Au total, cette histoire se répète dans 400 villages qui sont détruits et dans les quartiers arabes des grandes villes qui sont vidées de leur population. Cette histoire répétitive et lamentable s’inscrit en faux contre le narratif officiel de l’État israélien qui veut que les Palestiniens se soient enfuis en désordre pour répondre aux appels des radios arabes des pays voisins qui les auraient incités à fuir le nouvel État d’Israël.

Ilan Pappé montre au contraire que la déportation des Palestiniens a été organisée dans ses moindres détails dans un plan appelé Daleth adopté le 10 mars 1948 à Tel Aviv. Des spécialistes des affaires arabes avaient monté des listes de personnes à exécuter pour les punir rétroactivement d’avoir participé à des émeutes sous le Mandat britannique et du même coup terroriser le reste de la population et la contraindre à s’enfuir.

Non content d’avoir vidé le pays de ses habitants et de s’être emparé de leurs terres fertiles – et non pas un désert comme le veut la légende noire répandue par le discours dominant – les envahisseurs israéliens se sont efforcés de transformer le paysage, ainsi qu’Ilan Pappé nous le signale dans une introduction lapidaire :

Comme vous le verrez dans ce livre, les observateurs de l’ONU ont enregistré assez méthodiquement la transformation spectaculaire de ce paysage typique de la Méditerranée orientale que constituait alors la campagne palestinienne en un kaléidoscope de nouvelles colonies juives entourées de pins européens et de gigantesques systèmes de canalisations asséchant les centaines de ruisseaux qui parcouraient les villages — effaçant un panorama qu’on ne peut guère plus imaginer aujourd’hui que depuis quelques recoins relativement préservés de la Galilée et de la Cisjordanie.

L’ouvrage d’Ilan Pappé soulève un coin du rideau opaque qui a recouvert la Palestine au moment de l’indépendance de l’État d’Israël. On découvre non seulement les exactions encourues par la population palestinienne, mais aussi comment une idéologie européenne – le sionisme – a effacé la mémoire historique, topographique et même géographique de ce vieux pays méditerranéen où une population musulmane vivait jusque-là en bonne entente avec des minorités de chrétiens et de juifs autochtones.

Oui, les Éditions de La Fabrique ont fait œuvre utile en publiant le livre d’Ilan Pappé – ils ont sauvé pour notre plus grand bénéfice un texte essentiel pour comprendre notre temps. Précisons que « Le nettoyage ethnique de la Palestine » n’est pas un pamphlet. C’est un ouvrage historique qui s’appuie sur un travail méticuleux effectué à partir des archives nationales israéliennes et de sources aussi indiscutables que la correspondance du père de l’indépendance d’Israël, David Ben Gourion.

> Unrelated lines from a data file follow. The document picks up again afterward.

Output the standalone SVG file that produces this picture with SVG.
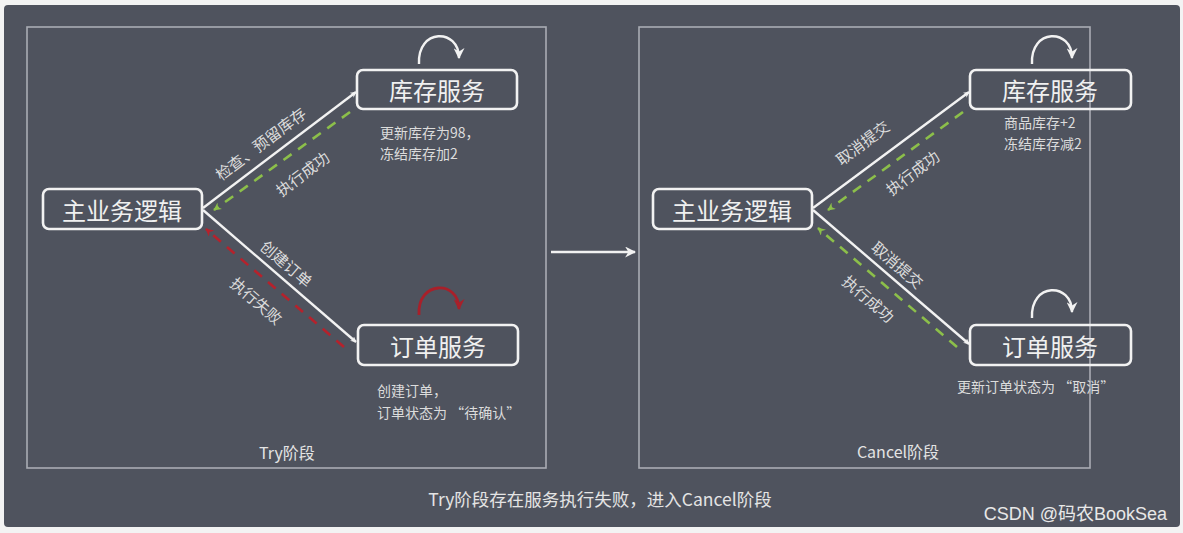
<svg xmlns="http://www.w3.org/2000/svg" width="1183" height="533" viewBox="0 0 1183 533">
<defs>
<style>
.bg{fill:#4f535e}
.panel{fill:none;stroke:#a9acb3;stroke-width:1.6}
.box{fill:none;stroke:#f2f2f2;stroke-width:2.6}
.nt{font-family:"Noto Sans CJK SC","Noto Sans",sans-serif;font-size:24px;fill:#f0f0f0;text-anchor:middle;dominant-baseline:central}
.note{font-family:"Noto Sans CJK SC","Noto Sans",sans-serif;font-size:14px;fill:#dcdcdc}
.lbl{font-family:"Noto Sans CJK SC","Noto Sans",sans-serif;font-size:15.5px;fill:#dcdcdc;text-anchor:middle;dominant-baseline:central}
.cap{font-family:"Noto Sans CJK SC","Noto Sans",sans-serif;fill:#e4e4e4;text-anchor:middle}
.w{fill:none;stroke:#f2f2f2;stroke-width:2.4}
.g{fill:none;stroke:#8cbf4a;stroke-width:2.6;stroke-dasharray:10 8}
.r{fill:none;stroke:#b5222c;stroke-width:2.6;stroke-dasharray:10 8}
.arcw{fill:none;stroke:#f2f2f2;stroke-width:2.4}
.arcr{fill:none;stroke:#a8202a;stroke-width:2.8}
</style>
<marker id="aw" viewBox="0 0 10 10" refX="9" refY="5" markerWidth="6" markerHeight="6" markerUnits="userSpaceOnUse" orient="auto"><path d="M0,0 L10,5 L0,10 L3,5 z" fill="#f2f2f2"/></marker>
<marker id="ag" viewBox="0 0 10 10" refX="9" refY="5" markerWidth="8" markerHeight="8" markerUnits="userSpaceOnUse" orient="auto"><path d="M0,0 L10,5 L0,10 L3,5 z" fill="#8cbf4a"/></marker>
<marker id="ar" viewBox="0 0 10 10" refX="9" refY="5" markerWidth="8" markerHeight="8" markerUnits="userSpaceOnUse" orient="auto"><path d="M0,0 L10,5 L0,10 L3,5 z" fill="#b5222c"/></marker>
<marker id="aw2" viewBox="0 0 10 10" refX="9" refY="5" markerWidth="11" markerHeight="11" markerUnits="userSpaceOnUse" orient="auto"><path d="M0,0 L10,5 L0,10 L3,5 z" fill="#f2f2f2"/></marker>
<marker id="ar2" viewBox="0 0 10 10" refX="9" refY="5" markerWidth="11" markerHeight="11" markerUnits="userSpaceOnUse" orient="auto"><path d="M0,0 L10,5 L0,10 L3,5 z" fill="#a8202a"/></marker>
</defs>
<rect x="0" y="0" width="1183" height="533" fill="#f3f3f3"/>
<rect class="bg" x="4" y="5" width="1176" height="522" rx="4"/>
<g id="panel-try">
<rect class="panel" x="27" y="27" width="519" height="441"/>
<text class="cap" x="287" y="459" font-size="16">Try阶段</text>
</g>
<g id="panel-cancel">
<rect class="panel" x="639" y="27" width="451" height="441"/>
<text class="cap" x="898" y="458" font-size="16">Cancel阶段</text>
</g>
<g id="try-main"><rect class="box" x="43" y="189" width="159" height="40" rx="6"/><text class="nt" x="122" y="209">主业务逻辑</text></g>
<g id="try-stock"><rect class="box" x="357" y="70" width="160" height="39" rx="6"/><text class="nt" x="437" y="89.5">库存服务</text>
<path class="arcw" d="M419,64 C417,28 459,28 459,58" marker-end="url(#aw2)"/>
<text class="note" x="380" y="138">更新库存为98，</text><text class="note" x="380" y="159">冻结库存加2</text></g>
<g id="try-order"><rect class="box" x="358" y="325" width="160" height="40" rx="6"/><text class="nt" x="438" y="345">订单服务</text>
<path class="arcr" d="M419,315 C417,280 459,280 459,309" marker-end="url(#ar2)"/>
<text class="note" x="377" y="396">创建订单，</text><text class="note" x="377" y="418">订单状态为 “待确认”</text></g>
<g id="cancel-main"><rect class="box" x="653" y="189" width="159" height="40" rx="6"/><text class="nt" x="732" y="209">主业务逻辑</text></g>
<g id="cancel-stock"><rect class="box" x="970" y="70" width="161" height="39" rx="6"/><text class="nt" x="1050" y="89.5">库存服务</text>
<path class="arcw" d="M1032,64 C1030,28 1072,28 1072,58" marker-end="url(#aw2)"/>
<text class="note" x="1004" y="128">商品库存+2</text><text class="note" x="1004" y="149">冻结库存减2</text></g>
<g id="cancel-order"><rect class="box" x="970" y="325" width="161" height="40" rx="6"/><text class="nt" x="1050" y="345">订单服务</text>
<path class="arcw" d="M1032,318 C1030,282 1072,282 1072,312" marker-end="url(#aw2)"/>
<text class="note" x="957" y="392">更新订单状态为 “取消”</text></g>
<g id="connectors">
<line class="w" x1="203" y1="208" x2="356" y2="92" marker-end="url(#aw)"/>
<line class="g" x1="350" y1="112" x2="214" y2="210" marker-end="url(#ag)"/>
<line class="w" x1="203" y1="210" x2="356" y2="342" marker-end="url(#aw)"/>
<line class="r" x1="344" y1="347" x2="206" y2="229" marker-end="url(#ar)"/>
<line class="w" x1="813" y1="208" x2="969" y2="92" marker-end="url(#aw)"/>
<line class="g" x1="963" y1="112" x2="828" y2="210" marker-end="url(#ag)"/>
<line class="w" x1="813" y1="210" x2="969" y2="344" marker-end="url(#aw)"/>
<line class="g" x1="957" y1="347" x2="818" y2="228" marker-end="url(#ag)"/>
<line class="w" x1="551" y1="252" x2="635" y2="252" marker-end="url(#aw2)"/>
</g>
<g id="labels">
<text class="lbl" transform="translate(260,143) rotate(-37)">检查、预留库存</text>
<text class="lbl" transform="translate(302,173) rotate(-37)">执行成功</text>
<text class="lbl" transform="translate(287,263) rotate(40.5)">创建订单</text>
<text class="lbl" transform="translate(257,300) rotate(40.5)">执行失败</text>
<text class="lbl" transform="translate(862,142) rotate(-37)">取消提交</text>
<text class="lbl" transform="translate(912,172) rotate(-37)">执行成功</text>
<text class="lbl" transform="translate(898,264) rotate(40.5)">取消提交</text>
<text class="lbl" transform="translate(869,298) rotate(40.5)">执行成功</text>
</g>
<text class="cap" x="600" y="506" font-size="17.5">Try阶段存在服务执行失败，进入Cancel阶段</text>
<text x="1167" y="520" font-family="Liberation Sans, 'Noto Sans CJK SC', sans-serif" font-size="18" fill="#e8e8e8" text-anchor="end">CSDN @码农BookSea</text>
</svg>
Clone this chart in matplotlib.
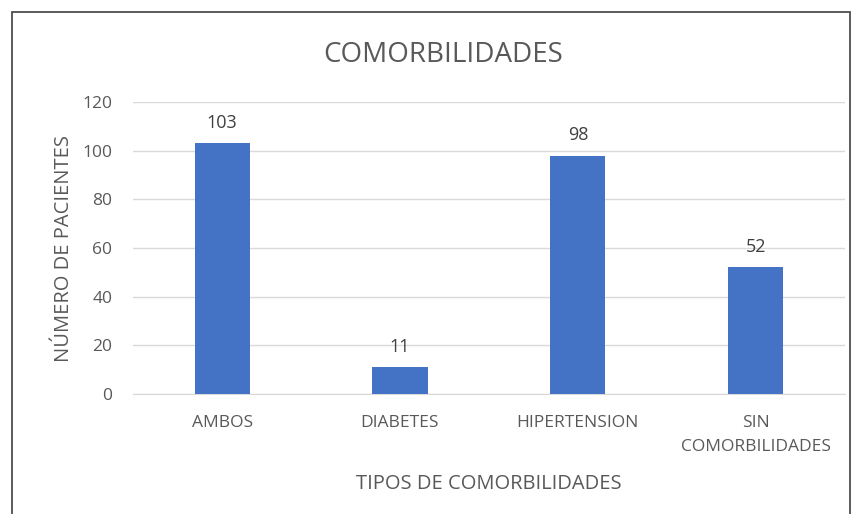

[1] Hocine Bouhadjera, « L’ouvrage controversé sur la Palestine trouve un nouvel éditeur », Actualitté, 20 décembre 2023.

[2] Didier Monciaud, « Censure d’un livre en France en 2023 dans le contexte de la guerre à Gaza ! », Presse-toi à gauche, 21 mai 2024.

[3] Véronique Groussard, « Hachette : après Saporta virée de Fayard, Bolloré ne s’arrêtera pas là », Le Nouvel Obs, 16 avril 2024.

[4] En fait, il faut dire deux éditeurs. En effet, La Fabrique a travaillé conjointement avec les éditions de la Rue Dorion à Montréal qui publiait au même moment la version canadienne de l’ouvrage.